Five Nigerians – David Opegbemi, Sope Aluko, Tari Omoro Jr., Amechi Okocha, Tunde Laleye, star in the movie. South African movie legends, John Kani and Connie Chiume and America-based Kenyan actress, Lupita Nyong’o and Danai Gurira are also part of the movie’s cast.
Black Panther has already smashed the box office record in the U.K. for a movie released early this month. It is poised to surpass 2017’s superhero hit, Deadpool. Superhero fans also appear to fall in love with the film’s visual qualities, the reproduction of costumes from the original comic and the characters’ accents and confessed that the movie deserves the hype about it.
While speaking with The Guardian at the premiere, U.S. Consul-General, Mr. John Bray, said, “Black Panther is an interesting movie. A movie very well done; it’s a cool thing to do for the black history month. It’s a wonderful thing that we are having the premiere in Lagos. We have so many Nigerians featured in the movie.”
Also, General Overseer of House on the Rock, Pastor Paul Adefarasin, who spoke on the strength of the Nigeria film industry, said, “The Nigeria film industry is recognised in the global economy as the third largest movie industry in the world. But it’s very important that we seek more technical support, more integration with movie industries in America, Europe and in India. I think we can continue to improve our acting skill and make the movie industry grow and continue to hit the silver screen, not just at home but also abroad, and continue to boost the export growth and the GDP of our nation.

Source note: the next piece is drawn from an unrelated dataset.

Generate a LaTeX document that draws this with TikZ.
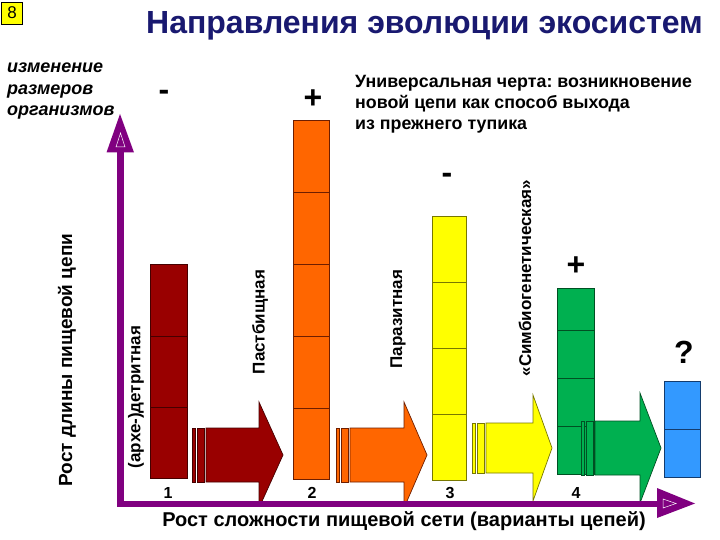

“We need more film houses in the country, infrastructure, national planning. This is a big market; the Nigeria population will be over 400 million in the next 20-25 years, and that is the market place all the film houses and cinemas will be interested in. so, I’m excited for it. And the cultural space is also an important space, which drives our value and is a space I am interested in. we want to see the cultural space beginning to drive the value of freedom, justice, righteousness and industrialization.
“I’m scared about our growth. It’s going to take a lot of planning on the part of the government and increase in the GDP and ensure a stronger economy to facilitate the amenities to handle such a large population. It’s actually an emergency. So, we need to plan for the future.”
Other notable persons present at the premiere included Mr. Olu Jacobs and his wife Joke Silver, Mr. Richard Mofe-Damijo (RMD), Executive Director of The Guardian, Mr. Toke Ibru, 2Face Idibia and his wife Annie, among others.